The problem:
Repeat every line exactly, keeping the pictures out of the copy.

Information supplied:
--- Begin ---

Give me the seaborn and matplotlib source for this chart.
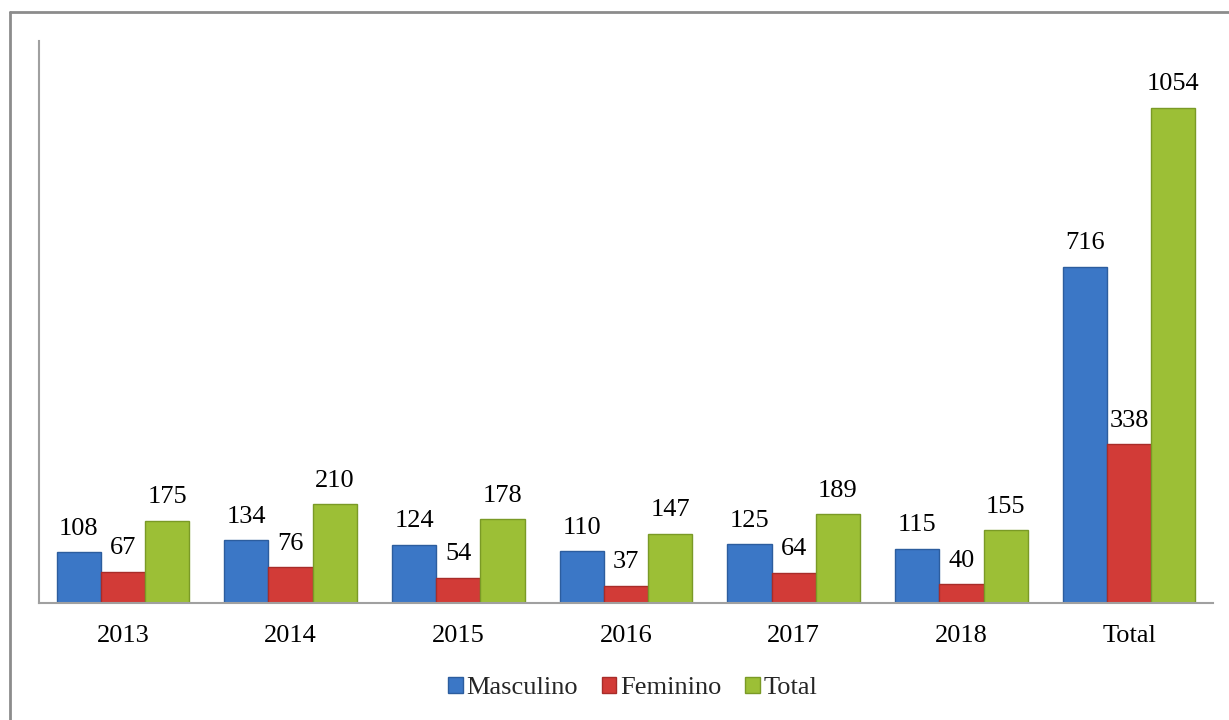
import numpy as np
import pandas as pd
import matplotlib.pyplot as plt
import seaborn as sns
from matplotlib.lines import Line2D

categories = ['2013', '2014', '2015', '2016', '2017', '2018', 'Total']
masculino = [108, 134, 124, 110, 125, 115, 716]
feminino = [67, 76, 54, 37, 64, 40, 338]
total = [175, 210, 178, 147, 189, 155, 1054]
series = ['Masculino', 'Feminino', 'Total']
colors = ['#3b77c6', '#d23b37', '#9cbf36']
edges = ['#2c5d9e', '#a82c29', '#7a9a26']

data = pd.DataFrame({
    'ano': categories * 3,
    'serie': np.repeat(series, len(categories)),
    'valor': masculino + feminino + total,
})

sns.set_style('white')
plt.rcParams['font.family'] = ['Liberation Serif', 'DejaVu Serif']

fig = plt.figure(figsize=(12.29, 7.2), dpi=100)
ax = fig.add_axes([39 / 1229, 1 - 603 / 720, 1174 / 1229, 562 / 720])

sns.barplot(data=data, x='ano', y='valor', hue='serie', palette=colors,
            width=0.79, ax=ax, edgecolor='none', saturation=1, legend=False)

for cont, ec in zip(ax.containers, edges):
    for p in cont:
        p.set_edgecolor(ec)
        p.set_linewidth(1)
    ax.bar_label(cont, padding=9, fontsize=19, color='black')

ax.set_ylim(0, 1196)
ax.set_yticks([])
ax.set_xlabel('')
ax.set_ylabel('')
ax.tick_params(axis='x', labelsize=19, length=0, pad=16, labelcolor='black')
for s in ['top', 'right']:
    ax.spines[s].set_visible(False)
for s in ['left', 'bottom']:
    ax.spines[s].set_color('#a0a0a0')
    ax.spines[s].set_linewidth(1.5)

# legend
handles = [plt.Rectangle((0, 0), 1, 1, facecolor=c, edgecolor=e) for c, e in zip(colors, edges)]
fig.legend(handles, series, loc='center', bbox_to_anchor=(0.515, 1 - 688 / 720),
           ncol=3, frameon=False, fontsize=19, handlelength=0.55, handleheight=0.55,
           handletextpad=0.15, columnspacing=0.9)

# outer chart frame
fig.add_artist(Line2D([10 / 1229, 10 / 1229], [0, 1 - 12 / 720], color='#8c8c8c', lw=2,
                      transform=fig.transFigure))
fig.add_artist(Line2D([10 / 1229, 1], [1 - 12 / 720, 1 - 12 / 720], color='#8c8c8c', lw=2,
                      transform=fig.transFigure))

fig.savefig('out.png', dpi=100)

--- End ---

Output for this task:
Give me the seaborn and matplotlib source for this chart.
import numpy as np
import pandas as pd
import matplotlib.pyplot as plt
import seaborn as sns
from matplotlib.lines import Line2D

categories = ['2013', '2014', '2015', '2016', '2017', '2018', 'Total']
masculino = [108, 134, 124, 110, 125, 115, 716]
feminino = [67, 76, 54, 37, 64, 40, 338]
total = [175, 210, 178, 147, 189, 155, 1054]
series = ['Masculino', 'Feminino', 'Total']
colors = ['#3b77c6', '#d23b37', '#9cbf36']
edges = ['#2c5d9e', '#a82c29', '#7a9a26']

data = pd.DataFrame({
    'ano': categories * 3,
    'serie': np.repeat(series, len(categories)),
    'valor': masculino + feminino + total,
})

sns.set_style('white')
plt.rcParams['font.family'] = ['Liberation Serif', 'DejaVu Serif']

fig = plt.figure(figsize=(12.29, 7.2), dpi=100)
ax = fig.add_axes([39 / 1229, 1 - 603 / 720, 1174 / 1229, 562 / 720])

sns.barplot(data=data, x='ano', y='valor', hue='serie', palette=colors,
            width=0.79, ax=ax, edgecolor='none', saturation=1, legend=False)

for cont, ec in zip(ax.containers, edges):
    for p in cont:
        p.set_edgecolor(ec)
        p.set_linewidth(1)
    ax.bar_label(cont, padding=9, fontsize=19, color='black')

ax.set_ylim(0, 1196)
ax.set_yticks([])
ax.set_xlabel('')
ax.set_ylabel('')
ax.tick_params(axis='x', labelsize=19, length=0, pad=16, labelcolor='black')
for s in ['top', 'right']:
    ax.spines[s].set_visible(False)
for s in ['left', 'bottom']:
    ax.spines[s].set_color('#a0a0a0')
    ax.spines[s].set_linewidth(1.5)

# legend
handles = [plt.Rectangle((0, 0), 1, 1, facecolor=c, edgecolor=e) for c, e in zip(colors, edges)]
fig.legend(handles, series, loc='center', bbox_to_anchor=(0.515, 1 - 688 / 720),
           ncol=3, frameon=False, fontsize=19, handlelength=0.55, handleheight=0.55,
           handletextpad=0.15, columnspacing=0.9)

# outer chart frame
fig.add_artist(Line2D([10 / 1229, 10 / 1229], [0, 1 - 12 / 720], color='#8c8c8c', lw=2,
                      transform=fig.transFigure))
fig.add_artist(Line2D([10 / 1229, 1], [1 - 12 / 720, 1 - 12 / 720], color='#8c8c8c', lw=2,
                      transform=fig.transFigure))

fig.savefig('out.png', dpi=100)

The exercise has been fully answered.